Eine kritische Masse: Für einen Crowdfunding-Contest spielt neben der erwähnten Qualität der Projekte, auch die Quantität eine Rolle. Je mehr Projekte mitmachen, desto mehr Medien und Menschen werden auf sie aufmerksam und reagieren.

Gesellschaftliche Relevanz des Themas: Je bedeutender das Thema eines Crowdfunding-Contests in der Gesellschaft ist und je dringender Lösungsansätze benötigt werden, umso mehr Menschen werden innovative Projekte unterstützen und zur Realisierung verhelfen.

Vertrauensvorschuss durch die Stiftung: Die Tatsache, dass die Hertie-Stiftung eine qualitative Vorauswahl der Contest-Projekte getroffen und eigene Fördermittel eingebracht hat, erhöhte die Vertrauenswürdigkeit in die Projekte, sodass noch mehr Spender und Unterstützer mobilisiert werden konnten.

Fair-Play in einem gemeinsamen Rahmen: Die beteiligten Projekte haben sich gegenseitig unterstützt: Sie haben sich vernetzt und beraten, Beiträge geliked und geteilt, gemeinsam Veranstaltungen durchgeführt und sich sogar finanziell unterstützt. Alle engagieren sich für ein gemeinsames Ziel, nämlich das Zusammenleben in Deutschland zu gestalten. Am Ende des Crowdfunding-Contests waren sich die Initiativen einig, dass das gemeinsame Crowdfunding allen genützt hat.

Ermutigende Erfahrungen

Die Hertie-Stiftung schreibt am 27. Oktober 2017 den Deutschen Integrationspreis 2018 aus. Diesmal sollen vor allem Projektinitiatoren erreicht werden, die selbst Fluchtoder Migrationsgeschichte haben und wissen, worauf es ankommt, um sich in einem neuen Land heimisch zu fühlen.
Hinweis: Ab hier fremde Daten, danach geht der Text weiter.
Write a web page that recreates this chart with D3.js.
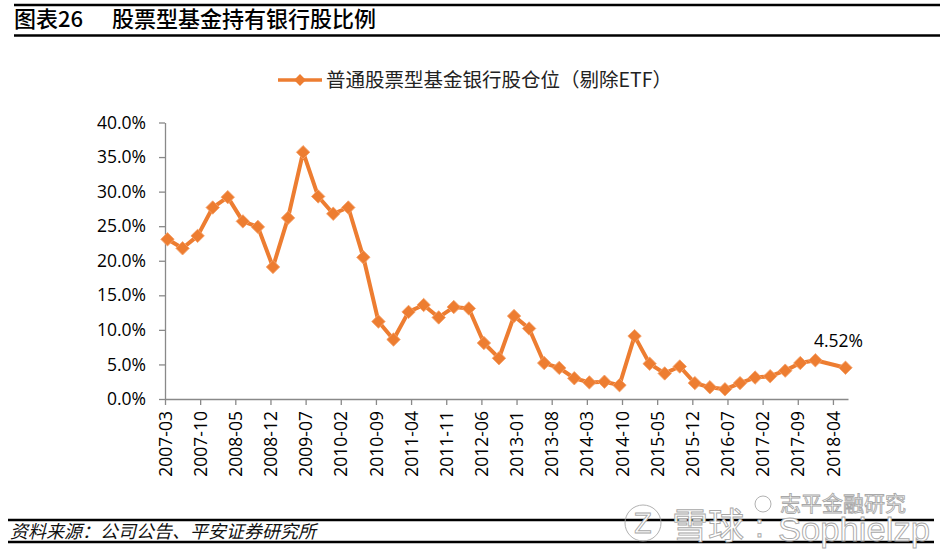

Außerdem konnte mit dem Stifterverband, der den Deutschen Integrationspreis 2018 fördert, ein starker Partner gewonnen werden.
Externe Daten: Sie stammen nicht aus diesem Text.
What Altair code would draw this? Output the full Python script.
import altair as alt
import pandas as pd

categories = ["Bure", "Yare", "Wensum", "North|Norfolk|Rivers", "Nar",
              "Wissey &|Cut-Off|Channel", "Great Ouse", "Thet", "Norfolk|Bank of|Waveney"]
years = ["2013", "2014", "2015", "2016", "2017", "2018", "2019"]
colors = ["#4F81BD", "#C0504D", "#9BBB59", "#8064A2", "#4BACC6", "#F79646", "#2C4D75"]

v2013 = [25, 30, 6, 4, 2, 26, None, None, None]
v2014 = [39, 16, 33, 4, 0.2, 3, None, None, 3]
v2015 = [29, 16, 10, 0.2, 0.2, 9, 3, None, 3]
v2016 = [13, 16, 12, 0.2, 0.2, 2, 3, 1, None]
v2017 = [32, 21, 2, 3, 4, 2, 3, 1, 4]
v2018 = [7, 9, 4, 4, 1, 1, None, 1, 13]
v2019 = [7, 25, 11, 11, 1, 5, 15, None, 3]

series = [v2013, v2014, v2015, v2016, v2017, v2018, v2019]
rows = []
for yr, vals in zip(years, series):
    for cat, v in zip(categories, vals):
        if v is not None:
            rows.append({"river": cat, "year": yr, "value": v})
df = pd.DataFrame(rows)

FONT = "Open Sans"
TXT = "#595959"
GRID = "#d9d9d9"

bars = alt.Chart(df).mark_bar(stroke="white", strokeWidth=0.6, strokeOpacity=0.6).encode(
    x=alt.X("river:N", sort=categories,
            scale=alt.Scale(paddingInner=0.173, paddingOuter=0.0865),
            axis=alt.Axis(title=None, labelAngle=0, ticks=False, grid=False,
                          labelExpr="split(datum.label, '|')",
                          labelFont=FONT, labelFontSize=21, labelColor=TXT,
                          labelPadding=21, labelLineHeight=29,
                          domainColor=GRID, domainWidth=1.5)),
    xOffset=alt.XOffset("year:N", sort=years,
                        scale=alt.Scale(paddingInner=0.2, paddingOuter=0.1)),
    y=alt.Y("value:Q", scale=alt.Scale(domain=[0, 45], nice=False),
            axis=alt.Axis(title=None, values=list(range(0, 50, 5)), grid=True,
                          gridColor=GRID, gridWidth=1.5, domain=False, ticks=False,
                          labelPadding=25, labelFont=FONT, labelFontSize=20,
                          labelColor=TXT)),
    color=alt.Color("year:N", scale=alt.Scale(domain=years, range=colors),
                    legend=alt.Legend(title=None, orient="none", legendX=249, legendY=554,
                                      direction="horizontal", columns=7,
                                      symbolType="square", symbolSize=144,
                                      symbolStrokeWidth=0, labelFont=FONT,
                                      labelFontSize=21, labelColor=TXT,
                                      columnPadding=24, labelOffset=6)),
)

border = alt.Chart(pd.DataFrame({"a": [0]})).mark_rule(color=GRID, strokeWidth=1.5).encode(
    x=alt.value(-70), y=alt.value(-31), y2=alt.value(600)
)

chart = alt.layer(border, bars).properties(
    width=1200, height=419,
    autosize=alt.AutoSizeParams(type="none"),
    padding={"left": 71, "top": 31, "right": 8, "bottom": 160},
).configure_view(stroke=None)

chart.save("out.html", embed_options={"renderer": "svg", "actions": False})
Aber auch andere Stiftungen und Unternehmen können von den hier beschriebenen Erfahrungen profitieren und soziale Projekte, Start-ups und Sozialunternehmen darin unterstützen, mit Crowdfunding eine Anschubfinanzierung zu erhalten. Erfolgreiches Fundraising im reward-based-Verfahren ist ein "Markttest" und ein guter Indikator dafür, ob sich ein Absatzmarkt findet und eine Idee langfristig etablieren kann. Mit einem renommierten Förderer wie einer Stiftung, Bank oder einem Unternehmen, lässt sich die Crowd leichter gewinnen, gute Projekte zu unterstützen.
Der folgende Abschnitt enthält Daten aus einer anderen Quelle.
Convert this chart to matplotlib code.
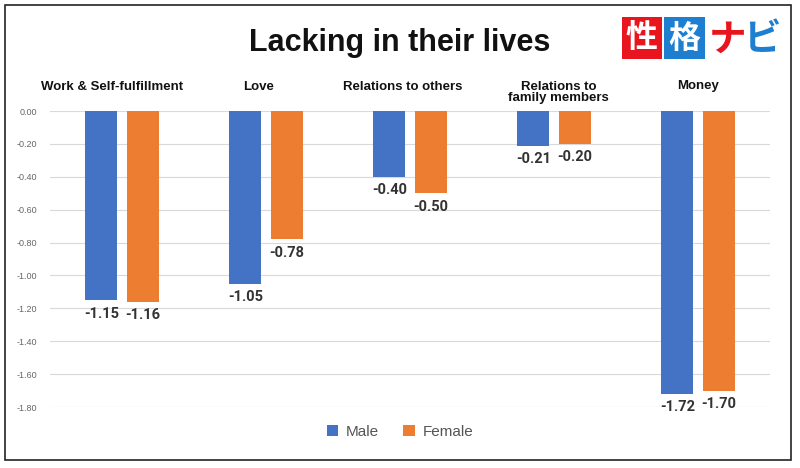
import matplotlib
matplotlib.use("Agg")
import matplotlib.pyplot as plt
from matplotlib.patches import Rectangle
import numpy as np

categories = ["Work & Self-fulfillment", "Love", "Relations to others", "Relations to\nfamily members", "Money"]
male = [-1.15, -1.05, -0.40, -0.21, -1.72]
female = [-1.16, -0.78, -0.50, -0.20, -1.70]
yticks = [0.0, -0.2, -0.4, -0.6, -0.8, -1.0, -1.2, -1.4, -1.6, -1.8]

blue = "#4472C4"
orange = "#ED7D31"
sans = "Liberation Sans"

fig = plt.figure(figsize=(8, 4.68), dpi=100)
ax = fig.add_axes([0.0625, 0.1303, 0.9, 0.6325])

x = np.arange(len(categories))
w = 0.222
off = 0.143
ax.bar(x - off, male, w, color=blue, label="Male", zorder=3)
ax.bar(x + off, female, w, color=orange, label="Female", zorder=3)

for xi, v in zip(x - off, male):
    ax.text(xi, v - 0.04, f"{v:.2f}", ha="center", va="top", fontsize=10.5,
            fontweight="bold", color="#333333", family="Roboto")
for xi, v in zip(x + off, female):
    ax.text(xi, v - 0.04, f"{v:.2f}", ha="center", va="top", fontsize=10.5,
            fontweight="bold", color="#333333", family="Roboto")

ax.set_xlim(-0.5, len(categories) - 0.5)
ax.set_ylim(-1.8, 0.0)
ax.set_yticks(yticks)
ax.set_yticklabels([f"{t:.2f}" for t in yticks], fontsize=6.5, color="#666666",
                   family=sans)
ax.tick_params(axis="y", length=0, pad=9)
ax.set_xticks([])
ax.grid(axis="y", color="#d9d9d9", linewidth=0.8, zorder=0)
for s in ax.spines.values():
    s.set_visible(False)

label_x = [-0.07, -0.05, -0.05, 0.03, 0.0]
for xi, dx, c in zip(x, label_x, categories):
    fig.text(ax.transData.transform((xi + dx, 0))[0] / fig.bbox.width, 1 - 80.5 / 468, c,
             ha="center", va="top", fontsize=9.5, fontweight="bold", color="#111111",
             linespacing=1.0, family=sans)

fig.text(0.5, 1 - 43 / 468, "Lacking in their lives", ha="center", va="center",
         fontsize=22, fontweight="bold", color="#111111", family=sans)

# logo
cjk = ["Noto Sans CJK JP", "DejaVu Sans"]
for (x0, x1, col) in [(622, 662, "#E8141E"), (664, 705, "#1E7FD0")]:
    fig.add_artist(Rectangle((x0 / 800, 1 - 59 / 468), (x1 - x0) / 800, 42 / 468,
                             transform=fig.transFigure, fc=col, ec="none"))
fig.text(642 / 800, 1 - 38.5 / 468, "性", ha="center", va="center", fontsize=23,
         fontweight="bold", color="white", family=cjk)
fig.text(684.5 / 800, 1 - 38.5 / 468, "格", ha="center", va="center", fontsize=23,
         fontweight="bold", color="white", family=cjk)
fig.text(727 / 800, 1 - 39 / 468, "ナ", ha="center", va="center", fontsize=27,
         fontweight="bold", color="#E8141E", family=cjk)
fig.text(762 / 800, 1 - 39 / 468, "ビ", ha="center", va="center", fontsize=27,
         fontweight="bold", color="#1E7FD0", family=cjk)

leg = fig.legend(loc="center", bbox_to_anchor=(0.5, 1 - 432 / 468), ncol=2,
                 frameon=False, prop={"family": sans, "size": 11},
                 handlelength=0.75, handleheight=0.75,
                 handletextpad=0.5, columnspacing=1.6)
for t in leg.get_texts():
    t.set_color("#555555")

fig.add_artist(Rectangle((5 / 800, 1 - 460 / 468), 786 / 800, 455 / 468,
                         transform=fig.transFigure, fill=False, ec="#222222", lw=1.2))

fig.savefig("out.png", dpi=100)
Die Gemeinnützige Hertie-Stiftung Die Hertie-Stiftung baut auf dem Lebenswerk des 1972 verstorbenen Stifters Georg Karg, Inhaber der Hertie Waren- und Kaufhaus GmbH, auf. Die Arbeit der Stiftung konzentriert sich auf zwei Leitthemen: Gehirn erforschen und Demokratie stärken. Die Projekte der Stiftung setzen modellhafte Impulse innerhalb dieser Themen. Im Fokus stehen dabei immer der Mensch und die konkrete Verbesserung seiner Lebensbedingungen.- Gründung: 1974- Stifter: Hans-Georg Karg und Brigitte Gräfin von Norman- Anlagevermögen: rund 1 Milliarde Euro- Jährliche Förderung: 20 bis 25 Millionen Euro
Ergebnisse des Contests Mit einem Einsatz von 140 000 Euro gelang es der Hertie-Stiftung mithilfe der Crowd, die Fördersumme zu vervierfachen, also 575 000 Euro einzusammeln (das bedeutet einen Anteil der Crowd von rund 80 Prozent am Gesamtfunding), mehr als 16 300 Unterstützer zu mobilisieren und 34 von 40 gestarteten Integrationsprojekten zu einer Finanzspritze für ihre Arbeit zu verhelfen und all dies unter Beteiligung der Gesellschaft. Das entspricht einer Erfolgsquote von 85 Prozent und wäre in der Zeit und mit gleichen Ressourcen ohne den Crowdfunding-Contest nicht gelungen.